College - Author 1

College of Engineering

Department - Author 1

Materials Engineering Department

Degree Name - Author 1

BS in Materials Engineering



Primary Advisor

Jean Lee, College of Engineering, Materials Engineering Department


Globally, only 9% of plastic by mass is recycled. Allowing consumers to directly convert polyethylene terephthalate (PET) waste into 3D filament can increase the recycling rate by reducing contamination and costs from traditional large-scale recycling methods. This was tested by heating strips of PET to various temperatures within its glass transition region and pressing a roller with a 1.75 mm indentation against it to observe strip deformation.
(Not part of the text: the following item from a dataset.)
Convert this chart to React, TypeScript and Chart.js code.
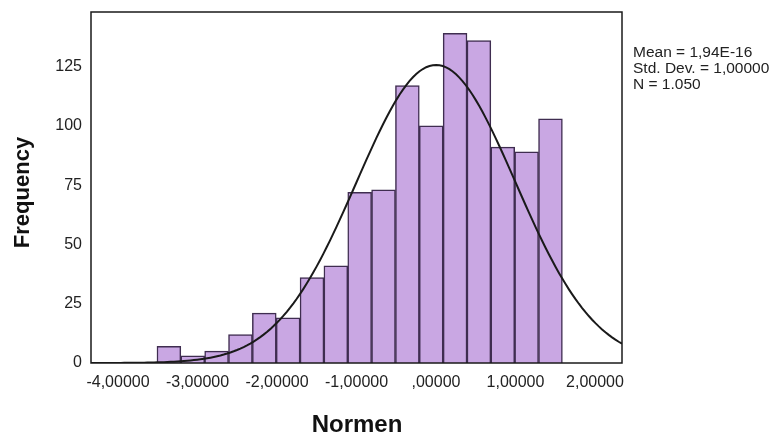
import React, { useEffect, useRef } from "react";
import { Chart, registerables } from "chart.js";

Chart.register(...registerables);

// Histogram bins (bin centres, width 0.3) and frequencies
const binCenters = [-3.36, -3.06, -2.76, -2.46, -2.16, -1.86, -1.56, -1.26, -0.96, -0.66, -0.36, -0.06, 0.24, 0.54, 0.84, 1.14, 1.44];
const frequencies = [7, 3, 5, 12, 21, 19, 36, 41, 72, 73, 117, 100, 139, 136, 91, 89, 103];
const binWidth = 0.3;

// Fitted normal curve parameters (from the stats box)
const mean = 0;
const stdDev = 1;
const nCount = 1050;

const xTicks = [-4, -3, -2, -1, 0, 1, 2];
const yTicks = [0, 25, 50, 75, 100, 125];
const statsLines = ["Mean = 1,94E-16", "Std. Dev. = 1,00000", "N = 1.050"];
const xTitle = "Normen";
const yTitle = "Frequency";

const X_MIN = -4.34;
const X_MAX = 2.34;
const Y_MAX = 148;

const FONT = "'Liberation Sans', Arial, sans-serif";

function fmtX(v: number): string {
  if (v === 0) return ",00000";
  return v.toFixed(5).replace(".", ",");
}

export default function App() {
  const ref = useRef<HTMLCanvasElement | null>(null);

  useEffect(() => {
    const canvas = ref.current;
    if (!canvas) return;

    const curve: { x: number; y: number }[] = [];
    const steps = 160;
    for (let i = 0; i <= steps; i++) {
      const x = X_MIN + ((X_MAX - X_MIN) * i) / steps;
      const z = (x - mean) / stdDev;
      const y = (nCount * binWidth * Math.exp(-0.5 * z * z)) / (stdDev * Math.sqrt(2 * Math.PI));
      curve.push({ x, y });
    }

    const framePlugin = {
      id: "frame",
      afterDatasetsDraw(chart: any) {
        const { ctx, chartArea } = chart;
        const { left, right, top, bottom } = chartArea;
        ctx.save();
        ctx.strokeStyle = "#1a1a1a";
        ctx.lineWidth = 1.5;
        ctx.strokeRect(left, top, right - left, bottom - top);
        ctx.restore();
      },
      afterDraw(chart: any) {
        const { ctx } = chart;
        ctx.save();
        ctx.fillStyle = "#111";
        ctx.font = `bold 24px ${FONT}`;
        ctx.textAlign = "center";
        ctx.textBaseline = "alphabetic";
        ctx.fillText(xTitle, 357, 432);
        ctx.save();
        ctx.translate(28.5, 192.5);
        ctx.rotate(-Math.PI / 2);
        ctx.font = `bold 22px ${FONT}`;
        ctx.fillText(yTitle, 0, 0);
        ctx.restore();
        ctx.font = `15.5px ${FONT}`;
        ctx.textAlign = "left";
        ctx.fillStyle = "#222";
        statsLines.forEach((s, i) => ctx.fillText(s, 633, 56.5 + i * 16));
        ctx.restore();
      },
    };

    const chart = new Chart(canvas, {
      type: "bar",
      data: {
        datasets: [
          {
            type: "line",
            data: curve,
            borderColor: "#1a1a1a",
            borderWidth: 2,
            pointRadius: 0,
            tension: 0,
            fill: false,
            order: 0,
          } as any,
          {
            type: "bar",
            data: binCenters.map((x, i) => ({ x, y: frequencies[i] })),
            backgroundColor: "#c9a7e3",
            borderColor: "#3f2d50",
            borderWidth: 1.5,
            barPercentage: 1,
            categoryPercentage: 1,
            order: 1,
          } as any,
        ],
      },
      options: {
        responsive: false,
        animation: false,
        devicePixelRatio: 1,
        layout: { padding: { left: 0, top: 12, right: 158, bottom: 0 } },
        plugins: { legend: { display: false }, tooltip: { enabled: false } },
        scales: {
          x: {
            type: "linear",
            offset: false,
            min: X_MIN,
            max: X_MAX,
            grid: { display: false, drawTicks: false, offset: false },
            border: { display: false },
            afterBuildTicks: (s: any) => {
              s.ticks = xTicks.map((v) => ({ value: v }));
            },
            afterFit: (s: any) => {
              s.height = 74;
              s.paddingLeft = 0;
              s.paddingRight = 0;
            },
            ticks: {
              autoSkip: false,
              maxRotation: 0,
              padding: 10,
              color: "#222",
              font: { family: FONT, size: 16 },
              callback: (v: any) => fmtX(Number(v)),
            },
          },
          y: {
            type: "linear",
            min: 0,
            max: Y_MAX,
            grid: { display: false, drawTicks: false },
            border: { display: false },
            afterBuildTicks: (s: any) => {
              s.ticks = yTicks.map((v) => ({ value: v }));
            },
            afterFit: (s: any) => {
              s.width = 91;
              s.paddingTop = 0;
              s.paddingBottom = 0;
            },
            ticks: {
              padding: 9,
              color: "#222",
              font: { family: FONT, size: 16 },
            },
          },
        },
      },
      plugins: [framePlugin],
    });

    return () => chart.destroy();
  }, []);

  return (
    <div style={{ position: "fixed", left: 0, top: 0, width: 780, height: 437, background: "#fff" }}>
      <canvas ref={ref} width={780} height={437} style={{ display: "block" }} />
    </div>
  );
}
PET was also placed in a hemispherical well with a 1.75 mm diameter hole at the bottom and heated above its melting temperature to determine the mass of PET required to extrude 3D printer filament using gravity. The filament had the best properties when produced at 175 °C, and 12.5 g of PET were required for gravity extrusion in a 5 cm diameter well. Additionally, replacing polylactic acid (PLA) infill material with a wheat straw pulp can reduce plastic consumption for 3D printed parts while still providing structural support. The viability of this substitution was observed by compression testing a 3D printed PLA frame with 50% wheat straw infill by volume. The results were compared to a PLA frame with equivalent PLA infill by mass and a PLA frame with no infill. Wheat straw was determined to be a viable alternative for PLA infill in parts with low strength requirements; however, shrinking during drying made accurate infill printing difficult.